The Commerce Department, in a notice set to be published in the federal register Monday, said the recently increased steel tariffs would also apply to consumer appliances that contain steel. Those so-called derivative products will be taxed an additional 50% for the amount of steel they contain, starting on June 23.

Those products will include refrigerators, dryers, washing machines, dishwashers, freezers, ovens, garbage disposals and wire racks.

President Donald Trump’s broader tariffs have increased costs for some American manufacturers. Many parts and components are subject to Trump’s tariffs, because they have no American-made alternatives – or the alternatives are more expensive than foreign products. And American appliance makers have griped about how competitors can effectively skirt those same tariffs by shipping completed products that aren’t subject to the 50% levies.

That’s why the administration announced its so-called inclusion process aimed at preventing foreign competitors from getting around those tariffs. In theory, tariffs on imported appliances will make American-made dryers, ovens and other appliances more competitive compared with foreign equivalents, which are often made with relatively inexpensive parts and cheaper labor.

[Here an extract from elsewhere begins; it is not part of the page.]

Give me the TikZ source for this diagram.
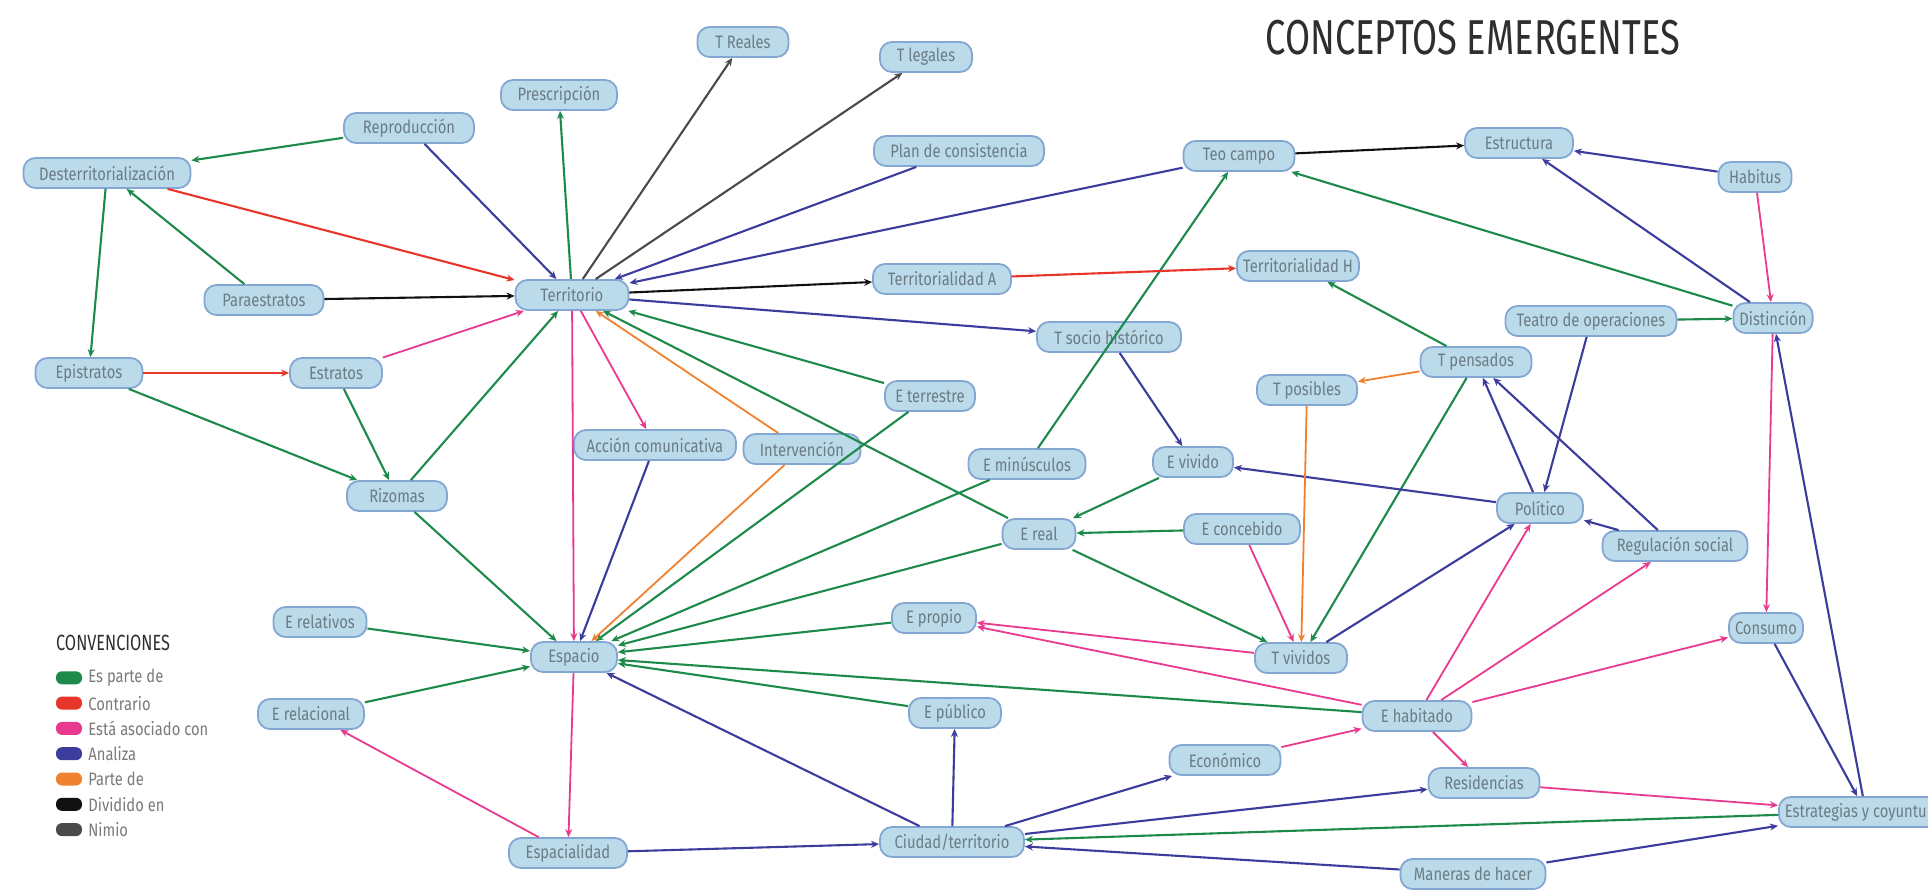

At a US Steel facility in Pennsylvania two weeks ago, Trump announced he would set tariffs on steel imported into the United States at 50%, double their previous rate. He said some companies were skirting the tariffs when they were set at 25%, but he doubted anyone would be able to avoid them after he doubled the rate.

Trump praised his tariffs for saving the US steel industry, claiming American steelmaking would have disappeared if he hadn’t acted to impose tariffs. He said all steel would have been foreign-made and factories would have closed.

Although tariffs may have given the moribund American steel business a much-needed boost, they could raise prices on a key ingredient for American construction and manufacturing – two industries Trump has said he wants to support. Spot prices for domestically sourced steel have increased since the announcement of the 25% tariff in March, as American producers haven’t had to worry about as much competition from foreign steel.

When Trump imposed some steel tariffs in his first term, US production expanded modestly, but it sent costs rising for cars, tools and machines and, in 2021, shrank those industries’ output by more than $3 billion, the International Trade Commission found in a 2023 analysis.

Trump in his first term placed 20% to 50% tariffs on imported washing machines, a levy that American manufacturer Whirlpool initially praised. But the company lamented Trump’s steel tariffs, bemoaning the hundreds of millions of dollars in higher costs to make its products. That ultimately hiked the price of an average washing machines by around $90 and created just 1,800 American jobs, total, according to the Federal Reserve and the University of Chicago.